WHAT YOU SHOULD DO:
Print the listing from its top line through the line containing "thiol_errs = [3.0, 2.0, 1.5]", nothing more, and leave out the pictures.
-- BEGIN DATASET CONTENT --
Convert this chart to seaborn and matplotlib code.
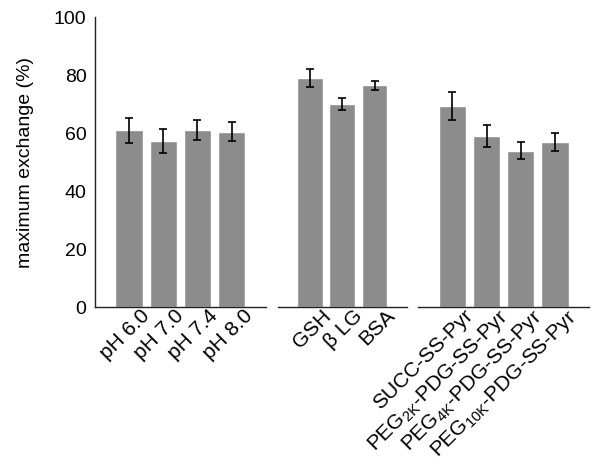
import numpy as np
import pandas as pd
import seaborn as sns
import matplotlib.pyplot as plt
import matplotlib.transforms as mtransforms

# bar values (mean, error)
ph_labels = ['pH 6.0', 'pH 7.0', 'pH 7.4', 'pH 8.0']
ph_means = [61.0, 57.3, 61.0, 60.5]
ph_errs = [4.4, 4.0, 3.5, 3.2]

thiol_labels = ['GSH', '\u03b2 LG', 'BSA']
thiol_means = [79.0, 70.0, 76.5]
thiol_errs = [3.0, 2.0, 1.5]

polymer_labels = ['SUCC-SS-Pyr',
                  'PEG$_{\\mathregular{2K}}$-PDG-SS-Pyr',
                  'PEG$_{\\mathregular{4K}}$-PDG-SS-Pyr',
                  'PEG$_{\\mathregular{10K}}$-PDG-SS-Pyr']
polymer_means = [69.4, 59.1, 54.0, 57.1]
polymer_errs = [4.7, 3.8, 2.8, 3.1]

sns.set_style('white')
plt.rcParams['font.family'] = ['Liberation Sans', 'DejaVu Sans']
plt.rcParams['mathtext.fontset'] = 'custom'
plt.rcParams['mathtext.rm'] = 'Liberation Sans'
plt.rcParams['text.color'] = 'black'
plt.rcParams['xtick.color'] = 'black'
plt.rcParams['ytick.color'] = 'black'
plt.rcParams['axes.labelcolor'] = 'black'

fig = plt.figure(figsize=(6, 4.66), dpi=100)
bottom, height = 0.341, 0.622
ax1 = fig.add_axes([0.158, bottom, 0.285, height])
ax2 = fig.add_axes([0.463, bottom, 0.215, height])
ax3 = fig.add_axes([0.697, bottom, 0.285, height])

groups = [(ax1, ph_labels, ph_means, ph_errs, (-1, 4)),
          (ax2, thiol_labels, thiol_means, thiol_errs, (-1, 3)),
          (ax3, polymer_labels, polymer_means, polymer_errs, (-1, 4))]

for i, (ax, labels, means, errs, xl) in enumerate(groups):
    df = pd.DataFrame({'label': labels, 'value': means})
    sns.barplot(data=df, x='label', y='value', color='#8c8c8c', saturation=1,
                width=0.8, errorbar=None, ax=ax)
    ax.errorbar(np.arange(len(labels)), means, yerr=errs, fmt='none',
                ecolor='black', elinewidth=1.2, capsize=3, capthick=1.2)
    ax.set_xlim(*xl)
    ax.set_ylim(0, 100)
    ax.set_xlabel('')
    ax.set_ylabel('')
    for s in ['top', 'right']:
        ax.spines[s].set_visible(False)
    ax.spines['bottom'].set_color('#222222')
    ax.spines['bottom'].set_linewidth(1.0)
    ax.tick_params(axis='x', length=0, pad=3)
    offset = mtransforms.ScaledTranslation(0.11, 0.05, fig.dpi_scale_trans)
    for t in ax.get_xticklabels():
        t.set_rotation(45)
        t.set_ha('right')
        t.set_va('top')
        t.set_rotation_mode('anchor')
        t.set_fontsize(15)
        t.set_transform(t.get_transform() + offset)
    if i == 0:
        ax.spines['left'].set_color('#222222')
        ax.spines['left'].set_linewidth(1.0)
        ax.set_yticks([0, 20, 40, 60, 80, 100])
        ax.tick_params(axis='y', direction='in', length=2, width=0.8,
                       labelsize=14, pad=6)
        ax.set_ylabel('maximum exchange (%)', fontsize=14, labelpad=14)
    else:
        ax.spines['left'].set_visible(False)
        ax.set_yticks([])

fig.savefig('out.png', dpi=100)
-- END DATASET CONTENT --
TASK ANSWER:
Convert this chart to seaborn and matplotlib code.
import numpy as np
import pandas as pd
import seaborn as sns
import matplotlib.pyplot as plt
import matplotlib.transforms as mtransforms

# bar values (mean, error)
ph_labels = ['pH 6.0', 'pH 7.0', 'pH 7.4', 'pH 8.0']
ph_means = [61.0, 57.3, 61.0, 60.5]
ph_errs = [4.4, 4.0, 3.5, 3.2]

thiol_labels = ['GSH', '\u03b2 LG', 'BSA']
thiol_means = [79.0, 70.0, 76.5]
thiol_errs = [3.0, 2.0, 1.5]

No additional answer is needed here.